Did you catch that? Because there is an important qualifier, buried in there: “most”. Because some emails are important enough to read and reply to. Some texts are important enough to respond to. Some news is still important enough to read. Some things are important enough not to let go undone.


When it comes undone, what departs? When you find yourself too busy to do all the things you normally do in a day, what do you keep around, and what do you decide can be put off? Whether you know it or not, when you limit the time you have available to accomplish the things you want to do, you’re also making a judgement about what’s most important in your life. You’ve narrowed your focus, and with it, you’ve cut out everything, whether consciously or otherwise, that you don’t believe is important enough to devote time or attention to.

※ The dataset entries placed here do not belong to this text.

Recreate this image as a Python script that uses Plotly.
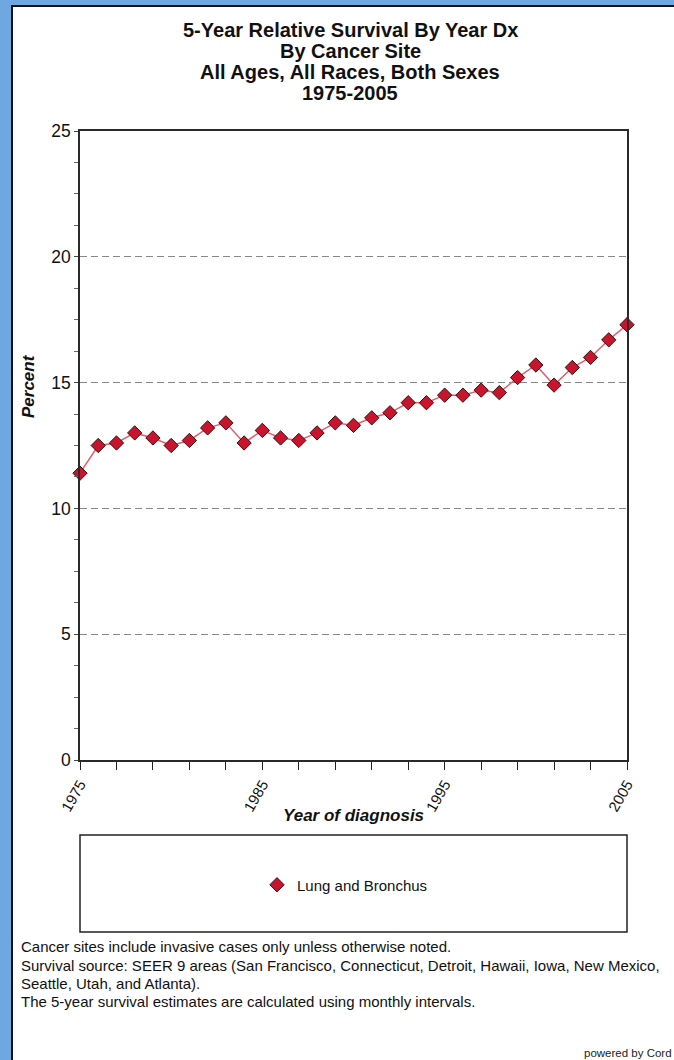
import plotly.graph_objects as go

years = list(range(1975, 2006))
survival = [11.4, 12.5, 12.6, 13.0, 12.8, 12.5, 12.7, 13.2, 13.4, 12.6,
            13.1, 12.8, 12.7, 13.0, 13.4, 13.3, 13.6, 13.8, 14.2, 14.2,
            14.5, 14.5, 14.7, 14.6, 15.2, 15.7, 14.9, 15.6, 16.0, 16.7, 17.3]
series_name = "Lung and Bronchus"
x_tick_vals = [1975, 1985, 1995, 2005]
x_tick_text = ["1975", "1985", "1995", "2005"]
y_tick_vals = [0, 5, 10, 15, 20, 25]
title_lines = ["5-Year Relative Survival By Year Dx", "By Cancer Site",
               "All Ages, All Races, Both Sexes", "1975-2005"]
footer_lines = [
    "Cancer sites include invasive cases only unless otherwise noted.",
    "Survival source: SEER 9 areas (San Francisco, Connecticut, Detroit, Hawaii, Iowa, New Mexico,",
    "Seattle, Utah, and Atlanta).",
    "The 5-year survival estimates are calculated using monthly intervals.",
]

W, H = 674, 1060
def px(x):
    return x / W
def py(y):
    return 1 - y / H

FONT = "Liberation Sans, Arial, sans-serif"
RED = "#c8142c"

fig = go.Figure()
fig.add_trace(go.Scatter(
    x=years, y=survival, mode="lines+markers", showlegend=False,
    line=dict(color="#e0606e", width=1.5),
    marker=dict(symbol="diamond", size=11, color=RED,
                line=dict(color="#3a1010", width=1)),
    cliponaxis=False,
))
fig.add_trace(go.Scatter(
    x=[None], y=[None], mode="markers", name=series_name,
    marker=dict(symbol="diamond", size=11, color=RED,
                line=dict(color="#3a1010", width=1)),
))

shapes = [
    dict(type="rect", xref="paper", yref="paper", x0=px(12), x1=px(700),
         y0=py(1100), y1=py(6), fillcolor="white",
         line=dict(color="#111", width=2), layer="below"),
    dict(type="rect", xref="paper", yref="paper", x0=px(80), x1=px(627),
         y0=py(932), y1=py(835), fillcolor="rgba(0,0,0,0)",
         line=dict(color="#222", width=1.5)),
]

annotations = []
title_y = [30, 51, 72, 93]
for t, yy in zip(title_lines, title_y):
    annotations.append(dict(text="<b>%s</b>" % t, x=px(350), y=py(yy),
                            xref="paper", yref="paper", showarrow=False,
                            xanchor="center", yanchor="middle",
                            font=dict(family=FONT, size=20, color="#111")))
foot_y = [946, 965, 983, 1001]
for t, yy in zip(footer_lines, foot_y):
    annotations.append(dict(text=t, x=px(19), y=py(yy), xref="paper", yref="paper",
                            showarrow=False, xanchor="left", yanchor="middle",
                            font=dict(family=FONT, size=15, color="#111")))
annotations.append(dict(text="powered by Cord", x=px(674), y=py(1053),
                        xref="paper", yref="paper", showarrow=False,
                        xanchor="right", yanchor="middle",
                        font=dict(family=FONT, size=11.5, color="#222")))
annotations.append(dict(text="<b><i>Year of diagnosis</i></b>", x=px(353), y=py(815),
                        xref="paper", yref="paper", showarrow=False,
                        xanchor="center", yanchor="middle",
                        font=dict(family=FONT, size=17, color="#111")))
annotations.append(dict(text="<b><i>Percent</i></b>", x=px(28), y=py(386),
                        xref="paper", yref="paper", showarrow=False,
                        xanchor="center", yanchor="middle", textangle=-90,
                        font=dict(family=FONT, size=17, color="#111")))

fig.update_layout(
    width=W, height=H,
    margin=dict(l=0, r=0, t=0, b=0, autoexpand=False),
    paper_bgcolor="#6fa8e0",
    plot_bgcolor="white",
    shapes=shapes,
    annotations=annotations,
    legend=dict(orientation="h", x=px(257), xanchor="left", y=py(885),
                yanchor="middle", bgcolor="rgba(0,0,0,0)",
                font=dict(family=FONT, size=15, color="#111"),
                itemwidth=30),
    xaxis=dict(domain=[px(80), px(627)], range=[1975, 2005], automargin=False,
               tickmode="array", tickvals=x_tick_vals, ticktext=x_tick_text,
               tickangle=-60, ticks="outside", ticklen=8, tickcolor="#222",
               tickfont=dict(family=FONT, size=15, color="#111"),
               showline=True, linecolor="#2a2a2a", linewidth=1.5, mirror=True,
               showgrid=False, zeroline=False,
               minor=dict(dtick=2, tick0=1975, ticks="outside", ticklen=8,
                          tickcolor="#222", showgrid=False)),
    yaxis=dict(domain=[py(760), py(131)], range=[0, 25], automargin=False,
               tickmode="array", tickvals=y_tick_vals,
               ticks="outside", ticklen=4, tickcolor="#444",
               tickfont=dict(family=FONT, size=17.5, color="#111"),
               showline=True, linecolor="#2a2a2a", linewidth=1.5, mirror=True,
               showgrid=True, gridcolor="#888", griddash="7px,4px", gridwidth=1,
               zeroline=False,
               minor=dict(dtick=1.25, tick0=0, ticks="outside", ticklen=4,
                          tickcolor="#666", showgrid=False)),
)

fig.write_html("out.html", config={"displayModeBar": False},
               post_script="document.body.style.margin='0px';document.body.style.overflow='hidden';")
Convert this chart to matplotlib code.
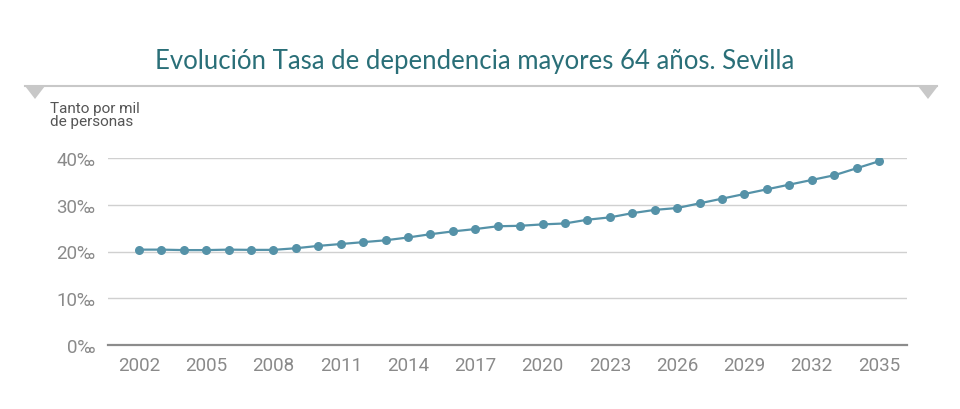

What we let stay tells us a lot about ourselves. Do we keep our social network addictions, sneaking peeks of our updates as we power through the all-nighter on some godawful engineering project? Do we instead blow off some steam by playing the latest edition of Angry Birds? Or perhaps instead we cannot possibly let a text go unanswered for more than five seconds.


Eventually, busy – the real, dire consequences, must-get-this-done kind of busy – passes. What then? Do all the distractions, all the mental drains that we declared were not important enough to us just a moment ago, come flooding back in, as if we decided to demolish the dam we just recently built?

There is certainly value in distraction. And even more so, there is certainly concern that what we decide is important when our time is precious may not be the right things cut is it so much to at the very least stop and ask ourselves about the value of what we leave behind.

Our time and attention are so precious. If it wasn’t worth having under pressure, what’s the use of having it around when we’re no longer under the gun?